→ Direction
Starting with the first line below, extract each line through the one that contains "-0.0026, -0.0018, -0.0016]", inclusive, excluding pictures.

———

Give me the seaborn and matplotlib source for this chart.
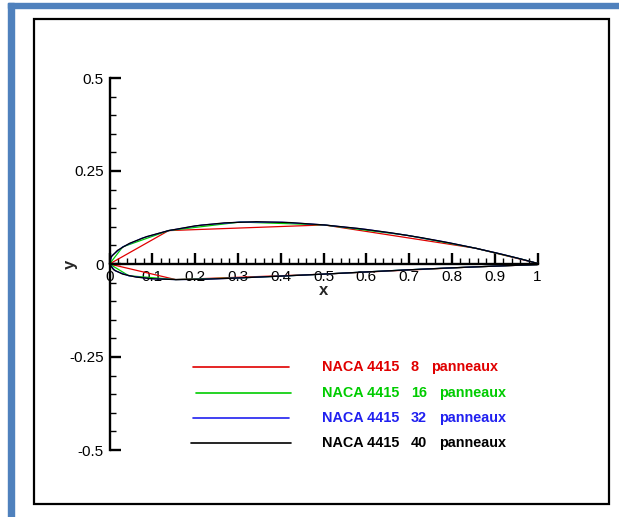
import numpy as np
import pandas as pd
import matplotlib
matplotlib.use("Agg")
import matplotlib.pyplot as plt
from matplotlib.patches import Rectangle
from matplotlib.ticker import MultipleLocator
import seaborn as sns

# NACA 4415 panel vertices (upper / lower surface, leading edge -> trailing edge)
xu8 = [0.0000, 0.1381, 0.5015, 0.8561, 1.0002]
yu8 = [0.0000, 0.0898, 0.1050, 0.0422, 0.0016]
xl8 = [0.0000, 0.1548, 0.4985, 0.8510, 0.9998]
yl8 = [0.0000, -0.0419, -0.0273, -0.0079, -0.0016]

xu16 = [0.0000, 0.0310, 0.1381, 0.3052, 0.5015, 0.6944, 0.8561, 0.9629, 1.0002]
yu16 = [0.0000, 0.0461, 0.0898, 0.1128, 0.1050, 0.0773, 0.0422, 0.0129, 0.0016]
xl16 = [0.0000, 0.0451, 0.1548, 0.3121, 0.4985, 0.6883, 0.8510, 0.9609, 0.9998]
yl16 = [0.0000, -0.0316, -0.0419, -0.0370, -0.0273, -0.0162, -0.0079, -0.0031, -0.0016]

xu32 = [0.0000, 0.0056, 0.0310, 0.0757, 0.1381, 0.2157, 0.3052, 0.4025, 0.5015, 0.6001,
        0.6944, 0.7808, 0.8561, 0.9175, 0.9629, 0.9908, 1.0002]
yu32 = [0.0000, 0.0224, 0.0461, 0.0693, 0.0898, 0.1049, 0.1128, 0.1124, 0.1050, 0.0929,
        0.0773, 0.0598, 0.0422, 0.0260, 0.0129, 0.0045, 0.0016]
xl32 = [0.0000, 0.0136, 0.0451, 0.0928, 0.1548, 0.2287, 0.3121, 0.4024, 0.4985, 0.5950,
        0.6883, 0.7748, 0.8510, 0.9140, 0.9609, 0.9900, 0.9998]
yl32 = [0.0000, -0.0186, -0.0316, -0.0392, -0.0419, -0.0407, -0.0370, -0.0324, -0.0273, -0.0216,
        -0.0162, -0.0116, -0.0079, -0.0051, -0.0031, -0.0020, -0.0016]

xu40 = [0.0000, 0.0029, 0.0185, 0.0467, 0.0868, 0.1381, 0.1991, 0.2683, 0.3435, 0.4221, 0.5015,
        0.5806, 0.6574, 0.7301, 0.7968, 0.8561, 0.9064, 0.9468, 0.9763, 0.9942, 1.0002]
yu40 = [0.0000, 0.0178, 0.0366, 0.0556, 0.0737, 0.0898, 0.1024, 0.1106, 0.1137, 0.1114, 0.1050,
        0.0957, 0.0839, 0.0705, 0.0563, 0.0422, 0.0290, 0.0177, 0.0090, 0.0034, 0.0016]
xl40 = [0.0000, 0.0094, 0.0304, 0.0623, 0.1042, 0.1548, 0.2131, 0.2777, 0.3475, 0.4214, 0.4985,
        0.5759, 0.6516, 0.7239, 0.7910, 0.8510, 0.9026, 0.9442, 0.9748, 0.9935, 0.9998]
yl40 = [0.0000, -0.0153, -0.0271, -0.0353, -0.0401, -0.0419, -0.0412, -0.0387, -0.0352, -0.0315, -0.0273,
        -0.0227, -0.0183, -0.0142, -0.0107, -0.0079, -0.0056, -0.0038, -0.0026, -0.0018, -0.0016]

panel_counts = ["8", "16", "32", "40"]
colors = ["#E00000", "#00CC00", "#2020F0", "#000000"]
legend_labels = ["NACA 4415", "NACA 4415", "NACA 4415", "NACA 4415"]

xticks = [0, 0.1, 0.2, 0.3, 0.4, 0.5, 0.6, 0.7, 0.8, 0.9, 1]
xticklabels = ["0", "0.1", "0.2", "0.3", "0.4", "0.5", "0.6", "0.7", "0.8", "0.9", "1"]
yticks = [-0.5, -0.25, 0, 0.25, 0.5]
yticklabels = ["-0.5", "-0.25", "0", "0.25", "0.5"]

surfaces = {
    "8": (xu8, yu8, xl8, yl8),
    "16": (xu16, yu16, xl16, yl16),
    "32": (xu32, yu32, xl32, yl32),
    "40": (xu40, yu40, xl40, yl40),
}

# one closed contour per discretisation: TE -> lower -> LE -> upper -> TE
rows = []
for n in panel_counts:
    xu, yu, xl, yl = surfaces[n]
    xs = list(reversed(xl)) + list(xu[1:])
    ys = list(reversed(yl)) + list(yu[1:])
    for i, (a, b) in enumerate(zip(xs, ys)):
        rows.append((n, i, a, b))
df = pd.DataFrame(rows, columns=["panels", "order", "x", "y"])

sns.set_style("white")
plt.rcParams["font.family"] = ["Liberation Sans", "DejaVu Sans"]

W, H = 619, 517
fig = plt.figure(figsize=(W / 100, H / 100), dpi=100)
blue = "#4F81BD"
fig.patches.append(Rectangle((8 / W, 0), 6 / W, (H - 3) / H, transform=fig.transFigure,
                             color=blue, zorder=0))
fig.patches.append(Rectangle((8 / W, (H - 8) / H), (W - 8) / W, 5 / H, transform=fig.transFigure,
                             color=blue, zorder=0))
fig.patches.append(Rectangle((33.5 / W, (H - 504) / H), 575 / W, 485 / H, transform=fig.transFigure,
                             fill=False, edgecolor="black", linewidth=1.6, zorder=0))

ax = fig.add_axes([109.5 / W, (H - 450) / H, 428 / W, 372 / H])
ax.patch.set_alpha(0)
sns.lineplot(data=df, x="x", y="y", hue="panels", hue_order=panel_counts,
             palette=dict(zip(panel_counts, colors)), sort=False, estimator=None,
             legend=False, linewidth=0.9, ax=ax, clip_on=False)

ax.set_xlim(0, 1)
ax.set_ylim(-0.5, 0.5)
ax.set_xlabel("")
ax.set_ylabel("")
for s in ("top", "right"):
    ax.spines[s].set_visible(False)
ax.spines["bottom"].set_position(("data", 0))
for s in ("left", "bottom"):
    ax.spines[s].set_linewidth(1.7)
    ax.spines[s].set_color("black")

ax.set_xticks(xticks)
ax.set_xticklabels(xticklabels)
ax.set_yticks(yticks)
ax.set_yticklabels(yticklabels)
ax.xaxis.set_minor_locator(MultipleLocator(0.02))
ax.yaxis.set_minor_locator(MultipleLocator(0.05))
ax.tick_params(which="both", bottom=True, left=True, top=False, right=False,
               direction="in", colors="black")
ax.tick_params(which="major", length=8, width=1.7, labelsize=11, pad=4)
ax.tick_params(which="minor", length=4.3, width=1.0)

ax.text(0.5, -0.07, "x", ha="center", va="center", fontsize=12, fontweight="bold")
ax.text(-0.092, 0, "y", ha="center", va="center", fontsize=12, fontweight="bold", rotation=90)

# key drawn inside the frame
key_rows = [
    # line x0, line x1, y, number x, word x (axes fraction)
    (0.195, 0.419, 0.222, 0.704, 0.751),
    (0.202, 0.424, 0.153, 0.704, 0.770),
    (0.195, 0.419, 0.085, 0.704, 0.770),
    (0.190, 0.424, 0.020, 0.704, 0.770),
]
for (x0, x1, y, xn, xw), n, c, lab in zip(key_rows, panel_counts, colors, legend_labels):
    ax.plot([x0, x1], [y, y], color=c, linewidth=1.2, transform=ax.transAxes, clip_on=False)
    kw = dict(color=c, fontsize=10.4, fontweight="bold", va="center", ha="left",
              transform=ax.transAxes)
    ax.text(0.4965, y, lab, **kw)
    ax.text(xn, y, n, **kw)
    ax.text(xw, y, "panneaux", **kw)

fig.savefig("out.png", dpi=100)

———

→ Correct response
Give me the seaborn and matplotlib source for this chart.
import numpy as np
import pandas as pd
import matplotlib
matplotlib.use("Agg")
import matplotlib.pyplot as plt
from matplotlib.patches import Rectangle
from matplotlib.ticker import MultipleLocator
import seaborn as sns

# NACA 4415 panel vertices (upper / lower surface, leading edge -> trailing edge)
xu8 = [0.0000, 0.1381, 0.5015, 0.8561, 1.0002]
yu8 = [0.0000, 0.0898, 0.1050, 0.0422, 0.0016]
xl8 = [0.0000, 0.1548, 0.4985, 0.8510, 0.9998]
yl8 = [0.0000, -0.0419, -0.0273, -0.0079, -0.0016]

xu16 = [0.0000, 0.0310, 0.1381, 0.3052, 0.5015, 0.6944, 0.8561, 0.9629, 1.0002]
yu16 = [0.0000, 0.0461, 0.0898, 0.1128, 0.1050, 0.0773, 0.0422, 0.0129, 0.0016]
xl16 = [0.0000, 0.0451, 0.1548, 0.3121, 0.4985, 0.6883, 0.8510, 0.9609, 0.9998]
yl16 = [0.0000, -0.0316, -0.0419, -0.0370, -0.0273, -0.0162, -0.0079, -0.0031, -0.0016]

xu32 = [0.0000, 0.0056, 0.0310, 0.0757, 0.1381, 0.2157, 0.3052, 0.4025, 0.5015, 0.6001,
        0.6944, 0.7808, 0.8561, 0.9175, 0.9629, 0.9908, 1.0002]
yu32 = [0.0000, 0.0224, 0.0461, 0.0693, 0.0898, 0.1049, 0.1128, 0.1124, 0.1050, 0.0929,
        0.0773, 0.0598, 0.0422, 0.0260, 0.0129, 0.0045, 0.0016]
xl32 = [0.0000, 0.0136, 0.0451, 0.0928, 0.1548, 0.2287, 0.3121, 0.4024, 0.4985, 0.5950,
        0.6883, 0.7748, 0.8510, 0.9140, 0.9609, 0.9900, 0.9998]
yl32 = [0.0000, -0.0186, -0.0316, -0.0392, -0.0419, -0.0407, -0.0370, -0.0324, -0.0273, -0.0216,
        -0.0162, -0.0116, -0.0079, -0.0051, -0.0031, -0.0020, -0.0016]

xu40 = [0.0000, 0.0029, 0.0185, 0.0467, 0.0868, 0.1381, 0.1991, 0.2683, 0.3435, 0.4221, 0.5015,
        0.5806, 0.6574, 0.7301, 0.7968, 0.8561, 0.9064, 0.9468, 0.9763, 0.9942, 1.0002]
yu40 = [0.0000, 0.0178, 0.0366, 0.0556, 0.0737, 0.0898, 0.1024, 0.1106, 0.1137, 0.1114, 0.1050,
        0.0957, 0.0839, 0.0705, 0.0563, 0.0422, 0.0290, 0.0177, 0.0090, 0.0034, 0.0016]
xl40 = [0.0000, 0.0094, 0.0304, 0.0623, 0.1042, 0.1548, 0.2131, 0.2777, 0.3475, 0.4214, 0.4985,
        0.5759, 0.6516, 0.7239, 0.7910, 0.8510, 0.9026, 0.9442, 0.9748, 0.9935, 0.9998]
yl40 = [0.0000, -0.0153, -0.0271, -0.0353, -0.0401, -0.0419, -0.0412, -0.0387, -0.0352, -0.0315, -0.0273,
        -0.0227, -0.0183, -0.0142, -0.0107, -0.0079, -0.0056, -0.0038, -0.0026, -0.0018, -0.0016]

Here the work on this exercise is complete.